Pre-fab bridge to be installed within a month according to reports out of Raleigh today. Long term fix not yet defined. NCBBA sent out note that Oct. drum tournment is on because of announcement of bridge installation.


----------



## GreenFord (Apr 11, 2009)

That's what I was hopping they would do. The sooner the better!
http://outerbanksvoice.com/2011/09/02/temporary-plan-expected-to-open-n-c-12-in-a-month/


----------



## drumchaser (Jan 14, 2003)

Sounds good hope its when they say. Got a trip there middle of Oct scheduled.


----------



## don brinson (Apr 8, 2011)

good news, http://islandfreepress.org/2011Arch...aryFixForHighway12MayOpenTheRoadInAMonth.html


----------



## fishhead (Oct 18, 2004)

Wow ... that is a big breach! I guess they will plug it before they assemble the bridge, right?
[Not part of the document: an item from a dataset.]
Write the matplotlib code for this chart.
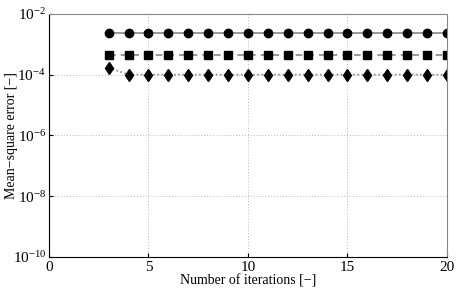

If not, the surf near that breach may be a nice place to fish for a while 

The backside of that storm was even bad up here in PA ... I finally got out there yesterday to spend 4 hours cutting up and dragging branches and piling them up out back ... I can hardly image being on the coast for those backside winds!

I guess my early November trip to the hideaway may happen, but you never know ... more storms may be coming this month  I hope the remaining storms this season stay inland or veer off eastward rather than coming ashore along the coast!


----------